Collins wants county lawmakers to approve his bill, which lacks a requirement that construction workers on those civic projects receive the higher prevailing wage.

Such a rule has been written into some bills in Albany that would affect all IDAs in New York. But those bills have yet to become law, and unions are worried that counties like Erie might find their own paths around the prevailing wage and make Albany’s debate moot.

“It is just what it is — an end-around of the IDA reform,” Capitano told Erie County lawmakers gathered Wednesday to discuss the Collins approach. Capitano’s message was both an attempt to air the union view and a pep talk for any sympathetic Democrat withering under Collins’ recent attacks.

“The correct thing to do is what this Legislature is doing,” he said, with many of his remarks met by applause from the 40 to 50 workers who packed the gallery. They want lawmakers to approve a competing version of Collins’ bill — one requiring that nonprofit groups pay the prevailing wage and offer apprentice programs on their government-aided expansions.

Capitano and Allison Duwe of the Coalition for Economic Justice argued that workers earning the prevailing wage—a Depression-era reform — are better able to contribute to their local economies and that they are generally more productive.

Collins on Wednesday began an advertising blitz on local radio to prod election-minded legislators into letting an arm of the Erie County Industrial Development Agency—the Industrial Land Development Corp. — arrange tax-exempt financing for private schools, colleges and assorted nonprofit groups planning expansions.

In years past, the IDA itself could have arranged such loans — with low-cost terms because the lenders’ interest earnings are tax-free. However, the state-given authority that lets IDAs arrange such financing expired early in 2008 as state lawmakers debate those union-championed requirements. Meanwhile, nonprofit groups have either put projects on hold or arranged other loans.

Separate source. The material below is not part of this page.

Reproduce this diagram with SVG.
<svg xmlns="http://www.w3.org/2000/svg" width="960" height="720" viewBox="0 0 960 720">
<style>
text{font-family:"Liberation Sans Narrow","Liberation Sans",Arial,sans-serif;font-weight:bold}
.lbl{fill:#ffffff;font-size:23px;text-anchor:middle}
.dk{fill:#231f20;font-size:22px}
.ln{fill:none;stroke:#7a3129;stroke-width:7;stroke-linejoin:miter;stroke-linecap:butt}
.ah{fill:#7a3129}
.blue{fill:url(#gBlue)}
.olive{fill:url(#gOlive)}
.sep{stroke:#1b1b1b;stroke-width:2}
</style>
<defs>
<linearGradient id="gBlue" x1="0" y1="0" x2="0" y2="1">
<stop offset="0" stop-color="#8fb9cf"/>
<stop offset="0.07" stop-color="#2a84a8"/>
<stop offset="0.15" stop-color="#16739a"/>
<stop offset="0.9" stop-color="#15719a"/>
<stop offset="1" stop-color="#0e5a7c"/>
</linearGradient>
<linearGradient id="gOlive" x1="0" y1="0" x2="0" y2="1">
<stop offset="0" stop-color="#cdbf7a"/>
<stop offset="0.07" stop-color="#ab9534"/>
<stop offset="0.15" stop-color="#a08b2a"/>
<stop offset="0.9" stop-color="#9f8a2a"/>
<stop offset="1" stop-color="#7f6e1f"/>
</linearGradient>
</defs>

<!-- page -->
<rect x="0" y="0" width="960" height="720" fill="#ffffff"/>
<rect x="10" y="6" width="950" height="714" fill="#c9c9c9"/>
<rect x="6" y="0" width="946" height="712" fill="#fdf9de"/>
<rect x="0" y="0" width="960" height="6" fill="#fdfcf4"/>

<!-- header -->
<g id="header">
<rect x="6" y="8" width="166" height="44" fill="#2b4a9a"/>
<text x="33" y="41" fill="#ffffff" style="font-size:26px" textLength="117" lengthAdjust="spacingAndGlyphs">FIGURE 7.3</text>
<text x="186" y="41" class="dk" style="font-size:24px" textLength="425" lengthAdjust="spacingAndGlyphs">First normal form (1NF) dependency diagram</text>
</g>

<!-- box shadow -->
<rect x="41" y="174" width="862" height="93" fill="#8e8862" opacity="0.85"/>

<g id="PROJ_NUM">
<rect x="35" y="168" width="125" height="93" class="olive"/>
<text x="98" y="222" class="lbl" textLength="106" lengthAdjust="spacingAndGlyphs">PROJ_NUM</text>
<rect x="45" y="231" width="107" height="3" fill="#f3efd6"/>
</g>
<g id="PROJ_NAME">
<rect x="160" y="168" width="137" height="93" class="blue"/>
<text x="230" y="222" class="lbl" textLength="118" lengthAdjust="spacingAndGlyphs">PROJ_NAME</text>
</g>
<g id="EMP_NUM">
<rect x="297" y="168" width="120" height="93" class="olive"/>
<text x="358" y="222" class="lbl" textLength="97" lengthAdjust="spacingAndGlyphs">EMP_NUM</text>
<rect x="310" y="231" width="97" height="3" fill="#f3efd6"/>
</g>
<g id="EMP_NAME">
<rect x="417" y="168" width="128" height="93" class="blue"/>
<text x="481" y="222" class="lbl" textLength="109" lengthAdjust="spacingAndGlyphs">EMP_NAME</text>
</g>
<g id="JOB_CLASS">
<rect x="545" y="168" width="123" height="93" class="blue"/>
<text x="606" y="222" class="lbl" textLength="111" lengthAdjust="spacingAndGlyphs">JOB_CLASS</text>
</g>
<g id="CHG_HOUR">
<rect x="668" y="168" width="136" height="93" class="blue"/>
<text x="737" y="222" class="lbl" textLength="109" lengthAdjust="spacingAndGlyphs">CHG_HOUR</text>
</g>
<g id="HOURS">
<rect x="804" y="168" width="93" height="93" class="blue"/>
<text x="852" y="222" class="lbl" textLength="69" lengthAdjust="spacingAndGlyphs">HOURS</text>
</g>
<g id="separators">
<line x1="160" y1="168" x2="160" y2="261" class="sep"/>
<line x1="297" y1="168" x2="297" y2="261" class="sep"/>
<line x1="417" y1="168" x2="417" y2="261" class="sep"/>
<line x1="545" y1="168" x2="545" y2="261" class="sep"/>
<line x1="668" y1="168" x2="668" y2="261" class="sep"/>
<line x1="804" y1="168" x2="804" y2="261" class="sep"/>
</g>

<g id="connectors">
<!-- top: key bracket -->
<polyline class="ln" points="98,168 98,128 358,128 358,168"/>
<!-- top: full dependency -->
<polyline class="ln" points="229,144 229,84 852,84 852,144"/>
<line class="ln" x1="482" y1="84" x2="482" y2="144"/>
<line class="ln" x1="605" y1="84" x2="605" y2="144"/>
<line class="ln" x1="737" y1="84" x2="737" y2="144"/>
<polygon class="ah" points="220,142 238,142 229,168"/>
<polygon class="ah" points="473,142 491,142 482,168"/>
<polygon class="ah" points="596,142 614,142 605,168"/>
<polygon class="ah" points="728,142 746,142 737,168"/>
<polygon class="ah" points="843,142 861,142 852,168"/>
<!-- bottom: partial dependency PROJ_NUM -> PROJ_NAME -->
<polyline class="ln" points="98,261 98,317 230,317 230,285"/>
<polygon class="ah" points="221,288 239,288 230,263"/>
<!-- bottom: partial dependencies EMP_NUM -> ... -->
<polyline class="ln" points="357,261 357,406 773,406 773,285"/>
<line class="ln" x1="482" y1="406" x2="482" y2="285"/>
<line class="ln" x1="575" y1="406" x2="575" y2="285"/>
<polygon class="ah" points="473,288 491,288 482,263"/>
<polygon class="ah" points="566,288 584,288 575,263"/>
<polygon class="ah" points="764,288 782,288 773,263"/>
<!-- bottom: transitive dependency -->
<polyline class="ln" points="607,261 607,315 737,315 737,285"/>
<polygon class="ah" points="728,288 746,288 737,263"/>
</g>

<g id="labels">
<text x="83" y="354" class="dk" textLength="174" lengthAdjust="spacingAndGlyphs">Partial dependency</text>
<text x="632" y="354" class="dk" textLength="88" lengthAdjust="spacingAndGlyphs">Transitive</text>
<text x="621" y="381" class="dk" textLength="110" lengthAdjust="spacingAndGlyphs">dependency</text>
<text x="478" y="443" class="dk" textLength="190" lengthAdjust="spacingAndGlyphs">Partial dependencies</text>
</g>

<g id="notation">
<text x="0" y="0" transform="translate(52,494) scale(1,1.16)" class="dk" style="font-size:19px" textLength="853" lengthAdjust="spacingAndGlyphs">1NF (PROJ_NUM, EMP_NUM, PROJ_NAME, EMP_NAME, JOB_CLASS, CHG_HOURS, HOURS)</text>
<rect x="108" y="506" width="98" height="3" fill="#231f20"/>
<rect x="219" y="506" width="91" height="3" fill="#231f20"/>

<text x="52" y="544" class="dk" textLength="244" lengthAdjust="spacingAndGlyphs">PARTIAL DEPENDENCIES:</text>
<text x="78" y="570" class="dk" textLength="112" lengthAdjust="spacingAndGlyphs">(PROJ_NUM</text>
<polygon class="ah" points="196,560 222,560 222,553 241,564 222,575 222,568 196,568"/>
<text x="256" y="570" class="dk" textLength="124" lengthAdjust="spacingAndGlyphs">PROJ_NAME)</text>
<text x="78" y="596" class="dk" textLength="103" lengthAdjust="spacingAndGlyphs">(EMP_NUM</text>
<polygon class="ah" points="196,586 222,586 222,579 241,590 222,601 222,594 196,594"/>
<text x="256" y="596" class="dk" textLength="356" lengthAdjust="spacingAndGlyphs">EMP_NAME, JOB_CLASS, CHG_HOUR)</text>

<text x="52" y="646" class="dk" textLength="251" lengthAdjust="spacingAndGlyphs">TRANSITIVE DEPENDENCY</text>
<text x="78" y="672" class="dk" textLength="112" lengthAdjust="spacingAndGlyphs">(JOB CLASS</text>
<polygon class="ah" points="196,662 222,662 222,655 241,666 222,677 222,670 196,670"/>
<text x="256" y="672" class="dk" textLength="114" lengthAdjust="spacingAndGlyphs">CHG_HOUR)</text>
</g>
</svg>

Collins and the Erie County IDA’s lawyers found a way around the logjam with the ILDC. With other counties taking similar routes, Collins is pressing the County Legislature to promptly approve Erie’s enabling legislation.

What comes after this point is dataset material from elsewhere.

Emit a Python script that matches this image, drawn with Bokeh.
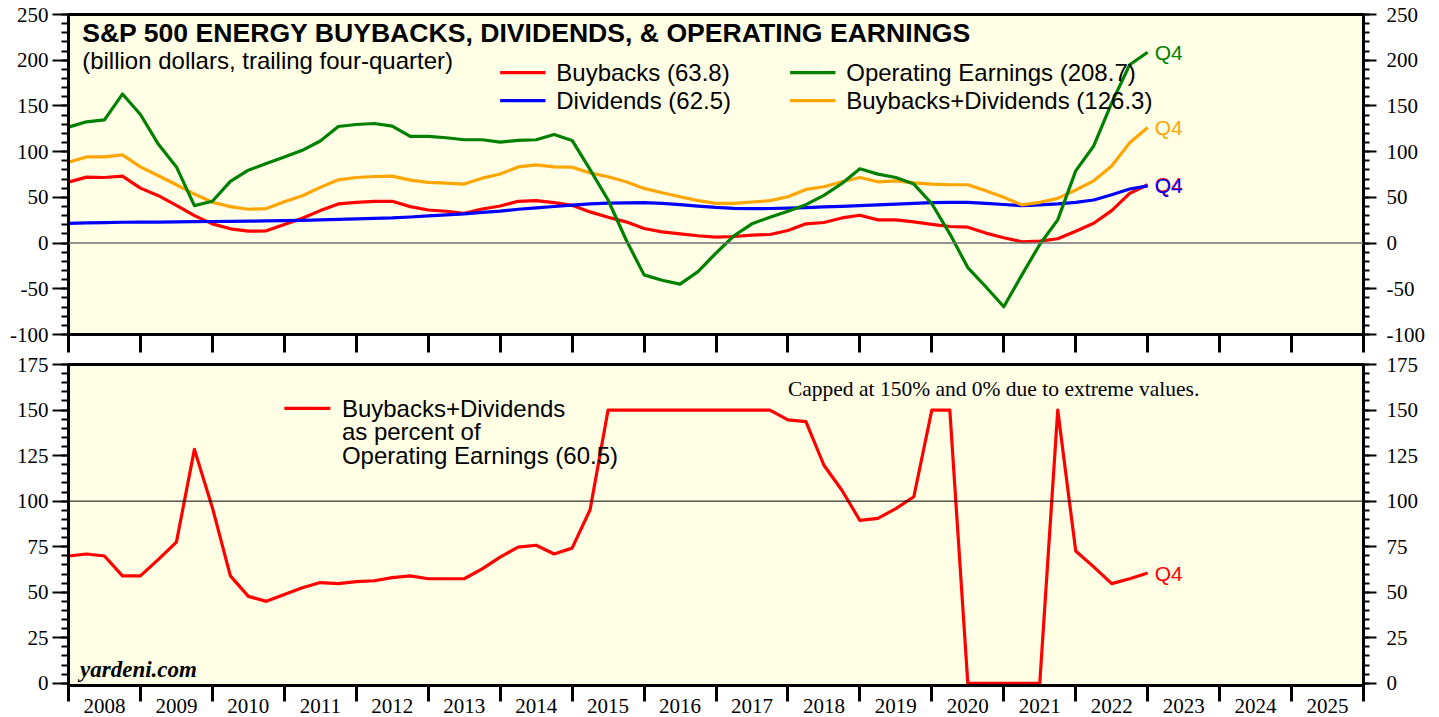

Requiring the prevailing wage stops the effort dead, he says, because it wipes out the savings from tax-exempt financing. He says legislators bucking him on the measure are indifferent to job creation. And he wants union leaders to realize that a job is better than no job.

“They think it’s a debate between the prevailing wage and the regular wage,” he has said. “I think it’s a debate between regular wage and no wage.”

The focus of most of Collins’ rage, Legislature Chairwoman Lynn M. Marinelli, D-Town of Tonawanda, says the county executive overstates the need to pass the bill immediately and cannot back up his claim that $200 million in construction activity has been stalled. But she has set a special session for 3 p. m. Friday in which legislators should approve a version.

Legislator Timothy M. Kennedy, the Buffalo Democrat who heads the Economic Development Committee, said he wants the successful bill to contain safeguards for workers. But Collins aides say they should be able to corral eight lawmakers to approve their version.

They’ll be counting on votes from Republicans Raymond W. Walter of Amherst, who engaged Kennedy in debate Wednesday, and Edward A. Rath III, also of Amherst.

The third Republican, John

J. Mills of Orchard Park, said he will be out of town and cannot attend Friday’s session.

Collins will have to find his other six votes within the 12- member Democratic caucus that Capitano tried to solidify Wednesday.